__STATED TASK__
Return the whole listing exactly as it stands.

__SOURCE EXCERPT__

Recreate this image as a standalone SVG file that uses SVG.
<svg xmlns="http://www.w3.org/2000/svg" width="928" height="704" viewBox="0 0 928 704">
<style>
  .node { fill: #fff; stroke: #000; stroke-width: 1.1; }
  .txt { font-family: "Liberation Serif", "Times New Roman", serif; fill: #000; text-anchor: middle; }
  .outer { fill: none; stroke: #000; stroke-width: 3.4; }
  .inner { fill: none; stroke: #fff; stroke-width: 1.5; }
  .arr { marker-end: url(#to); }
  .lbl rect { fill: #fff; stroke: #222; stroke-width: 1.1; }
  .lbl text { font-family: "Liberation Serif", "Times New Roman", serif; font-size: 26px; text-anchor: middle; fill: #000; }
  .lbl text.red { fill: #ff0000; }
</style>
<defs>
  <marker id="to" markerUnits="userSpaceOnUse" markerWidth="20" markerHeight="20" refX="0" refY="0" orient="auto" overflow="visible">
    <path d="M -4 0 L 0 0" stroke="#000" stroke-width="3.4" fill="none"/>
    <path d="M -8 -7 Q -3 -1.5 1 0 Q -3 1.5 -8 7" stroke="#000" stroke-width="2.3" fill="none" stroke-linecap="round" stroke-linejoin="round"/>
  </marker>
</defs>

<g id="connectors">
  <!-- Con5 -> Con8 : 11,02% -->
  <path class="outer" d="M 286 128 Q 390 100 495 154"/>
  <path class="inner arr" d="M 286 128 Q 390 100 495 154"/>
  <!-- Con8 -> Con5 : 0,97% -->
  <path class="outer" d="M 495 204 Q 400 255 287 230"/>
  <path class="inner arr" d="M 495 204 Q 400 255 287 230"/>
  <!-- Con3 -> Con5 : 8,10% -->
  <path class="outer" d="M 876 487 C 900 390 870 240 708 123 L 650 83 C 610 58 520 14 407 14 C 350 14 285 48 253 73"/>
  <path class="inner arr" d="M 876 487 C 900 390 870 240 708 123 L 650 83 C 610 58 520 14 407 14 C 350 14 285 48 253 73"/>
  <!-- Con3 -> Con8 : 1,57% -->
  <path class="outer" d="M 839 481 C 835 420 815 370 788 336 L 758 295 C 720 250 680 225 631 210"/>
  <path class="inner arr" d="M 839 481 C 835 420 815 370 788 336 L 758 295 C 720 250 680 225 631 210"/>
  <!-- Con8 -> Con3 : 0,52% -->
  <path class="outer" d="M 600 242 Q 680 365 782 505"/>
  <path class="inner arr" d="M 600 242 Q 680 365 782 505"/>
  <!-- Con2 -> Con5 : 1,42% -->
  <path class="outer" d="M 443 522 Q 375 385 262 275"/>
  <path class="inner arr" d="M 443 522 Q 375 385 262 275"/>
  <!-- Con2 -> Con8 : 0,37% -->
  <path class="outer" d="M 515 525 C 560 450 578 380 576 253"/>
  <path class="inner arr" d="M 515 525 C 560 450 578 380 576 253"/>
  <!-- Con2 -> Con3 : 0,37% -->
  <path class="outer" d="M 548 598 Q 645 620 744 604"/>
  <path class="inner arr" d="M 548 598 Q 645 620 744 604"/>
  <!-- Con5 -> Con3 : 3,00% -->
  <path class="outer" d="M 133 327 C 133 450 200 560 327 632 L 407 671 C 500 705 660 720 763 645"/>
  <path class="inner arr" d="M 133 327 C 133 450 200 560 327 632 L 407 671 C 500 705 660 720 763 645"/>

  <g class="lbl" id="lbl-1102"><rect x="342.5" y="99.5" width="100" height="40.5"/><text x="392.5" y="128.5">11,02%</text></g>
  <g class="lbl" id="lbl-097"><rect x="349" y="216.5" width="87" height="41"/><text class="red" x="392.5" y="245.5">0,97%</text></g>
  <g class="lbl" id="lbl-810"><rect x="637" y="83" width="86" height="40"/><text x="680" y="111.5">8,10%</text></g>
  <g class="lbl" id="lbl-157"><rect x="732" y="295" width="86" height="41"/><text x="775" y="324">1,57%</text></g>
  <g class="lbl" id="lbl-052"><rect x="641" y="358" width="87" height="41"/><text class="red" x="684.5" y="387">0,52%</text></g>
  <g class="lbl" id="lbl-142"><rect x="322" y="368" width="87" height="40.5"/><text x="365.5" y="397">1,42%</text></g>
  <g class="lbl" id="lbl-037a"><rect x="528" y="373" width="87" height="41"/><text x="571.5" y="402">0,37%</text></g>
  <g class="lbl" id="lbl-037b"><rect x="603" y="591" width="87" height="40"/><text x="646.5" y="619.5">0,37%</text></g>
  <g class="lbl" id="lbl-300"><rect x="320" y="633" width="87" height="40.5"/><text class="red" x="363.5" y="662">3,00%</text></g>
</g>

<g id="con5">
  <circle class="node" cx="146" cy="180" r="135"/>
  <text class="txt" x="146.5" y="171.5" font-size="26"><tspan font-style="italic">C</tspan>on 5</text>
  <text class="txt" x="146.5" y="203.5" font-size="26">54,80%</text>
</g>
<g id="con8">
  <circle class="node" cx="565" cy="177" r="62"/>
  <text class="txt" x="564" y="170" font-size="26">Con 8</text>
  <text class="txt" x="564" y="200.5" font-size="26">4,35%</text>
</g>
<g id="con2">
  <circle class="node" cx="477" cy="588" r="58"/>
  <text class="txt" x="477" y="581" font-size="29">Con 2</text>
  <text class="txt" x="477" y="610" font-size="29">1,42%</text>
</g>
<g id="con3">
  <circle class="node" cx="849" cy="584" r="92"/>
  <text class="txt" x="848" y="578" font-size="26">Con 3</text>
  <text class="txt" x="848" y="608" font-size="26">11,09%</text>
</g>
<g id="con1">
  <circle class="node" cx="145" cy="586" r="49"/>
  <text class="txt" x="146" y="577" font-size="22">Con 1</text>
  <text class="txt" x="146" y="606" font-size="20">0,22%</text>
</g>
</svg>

__EXERCISE RESULT__
Recreate this image as a standalone SVG file that uses SVG.
<svg xmlns="http://www.w3.org/2000/svg" width="928" height="704" viewBox="0 0 928 704">
<style>
  .node { fill: #fff; stroke: #000; stroke-width: 1.1; }
  .txt { font-family: "Liberation Serif", "Times New Roman", serif; fill: #000; text-anchor: middle; }
  .outer { fill: none; stroke: #000; stroke-width: 3.4; }
  .inner { fill: none; stroke: #fff; stroke-width: 1.5; }
  .arr { marker-end: url(#to); }
  .lbl rect { fill: #fff; stroke: #222; stroke-width: 1.1; }
  .lbl text { font-family: "Liberation Serif", "Times New Roman", serif; font-size: 26px; text-anchor: middle; fill: #000; }
  .lbl text.red { fill: #ff0000; }
</style>
<defs>
  <marker id="to" markerUnits="userSpaceOnUse" markerWidth="20" markerHeight="20" refX="0" refY="0" orient="auto" overflow="visible">
    <path d="M -4 0 L 0 0" stroke="#000" stroke-width="3.4" fill="none"/>
    <path d="M -8 -7 Q -3 -1.5 1 0 Q -3 1.5 -8 7" stroke="#000" stroke-width="2.3" fill="none" stroke-linecap="round" stroke-linejoin="round"/>
  </marker>
</defs>

<g id="connectors">
  <!-- Con5 -> Con8 : 11,02% -->
  <path class="outer" d="M 286 128 Q 390 100 495 154"/>
  <path class="inner arr" d="M 286 128 Q 390 100 495 154"/>
  <!-- Con8 -> Con5 : 0,97% -->
  <path class="outer" d="M 495 204 Q 400 255 287 230"/>
  <path class="inner arr" d="M 495 204 Q 400 255 287 230"/>
  <!-- Con3 -> Con5 : 8,10% -->
  <path class="outer" d="M 876 487 C 900 390 870 240 708 123 L 650 83 C 610 58 520 14 407 14 C 350 14 285 48 253 73"/>
  <path class="inner arr" d="M 876 487 C 900 390 870 240 708 123 L 650 83 C 610 58 520 14 407 14 C 350 14 285 48 253 73"/>
  <!-- Con3 -> Con8 : 1,57% -->
  <path class="outer" d="M 839 481 C 835 420 815 370 788 336 L 758 295 C 720 250 680 225 631 210"/>
  <path class="inner arr" d="M 839 481 C 835 420 815 370 788 336 L 758 295 C 720 250 680 225 631 210"/>
  <!-- Con8 -> Con3 : 0,52% -->
  <path class="outer" d="M 600 242 Q 680 365 782 505"/>
  <path class="inner arr" d="M 600 242 Q 680 365 782 505"/>
  <!-- Con2 -> Con5 : 1,42% -->
  <path class="outer" d="M 443 522 Q 375 385 262 275"/>
  <path class="inner arr" d="M 443 522 Q 375 385 262 275"/>
  <!-- Con2 -> Con8 : 0,37% -->
  <path class="outer" d="M 515 525 C 560 450 578 380 576 253"/>
  <path class="inner arr" d="M 515 525 C 560 450 578 380 576 253"/>
  <!-- Con2 -> Con3 : 0,37% -->
  <path class="outer" d="M 548 598 Q 645 620 744 604"/>
  <path class="inner arr" d="M 548 598 Q 645 620 744 604"/>
  <!-- Con5 -> Con3 : 3,00% -->
  <path class="outer" d="M 133 327 C 133 450 200 560 327 632 L 407 671 C 500 705 660 720 763 645"/>
  <path class="inner arr" d="M 133 327 C 133 450 200 560 327 632 L 407 671 C 500 705 660 720 763 645"/>

  <g class="lbl" id="lbl-1102"><rect x="342.5" y="99.5" width="100" height="40.5"/><text x="392.5" y="128.5">11,02%</text></g>
  <g class="lbl" id="lbl-097"><rect x="349" y="216.5" width="87" height="41"/><text class="red" x="392.5" y="245.5">0,97%</text></g>
  <g class="lbl" id="lbl-810"><rect x="637" y="83" width="86" height="40"/><text x="680" y="111.5">8,10%</text></g>
  <g class="lbl" id="lbl-157"><rect x="732" y="295" width="86" height="41"/><text x="775" y="324">1,57%</text></g>
  <g class="lbl" id="lbl-052"><rect x="641" y="358" width="87" height="41"/><text class="red" x="684.5" y="387">0,52%</text></g>
  <g class="lbl" id="lbl-142"><rect x="322" y="368" width="87" height="40.5"/><text x="365.5" y="397">1,42%</text></g>
  <g class="lbl" id="lbl-037a"><rect x="528" y="373" width="87" height="41"/><text x="571.5" y="402">0,37%</text></g>
  <g class="lbl" id="lbl-037b"><rect x="603" y="591" width="87" height="40"/><text x="646.5" y="619.5">0,37%</text></g>
  <g class="lbl" id="lbl-300"><rect x="320" y="633" width="87" height="40.5"/><text class="red" x="363.5" y="662">3,00%</text></g>
</g>

<g id="con5">
  <circle class="node" cx="146" cy="180" r="135"/>
  <text class="txt" x="146.5" y="171.5" font-size="26"><tspan font-style="italic">C</tspan>on 5</text>
  <text class="txt" x="146.5" y="203.5" font-size="26">54,80%</text>
</g>
<g id="con8">
  <circle class="node" cx="565" cy="177" r="62"/>
  <text class="txt" x="564" y="170" font-size="26">Con 8</text>
  <text class="txt" x="564" y="200.5" font-size="26">4,35%</text>
</g>
<g id="con2">
  <circle class="node" cx="477" cy="588" r="58"/>
  <text class="txt" x="477" y="581" font-size="29">Con 2</text>
  <text class="txt" x="477" y="610" font-size="29">1,42%</text>
</g>
<g id="con3">
  <circle class="node" cx="849" cy="584" r="92"/>
  <text class="txt" x="848" y="578" font-size="26">Con 3</text>
  <text class="txt" x="848" y="608" font-size="26">11,09%</text>
</g>
<g id="con1">
  <circle class="node" cx="145" cy="586" r="49"/>
  <text class="txt" x="146" y="577" font-size="22">Con 1</text>
  <text class="txt" x="146" y="606" font-size="20">0,22%</text>
</g>
</svg>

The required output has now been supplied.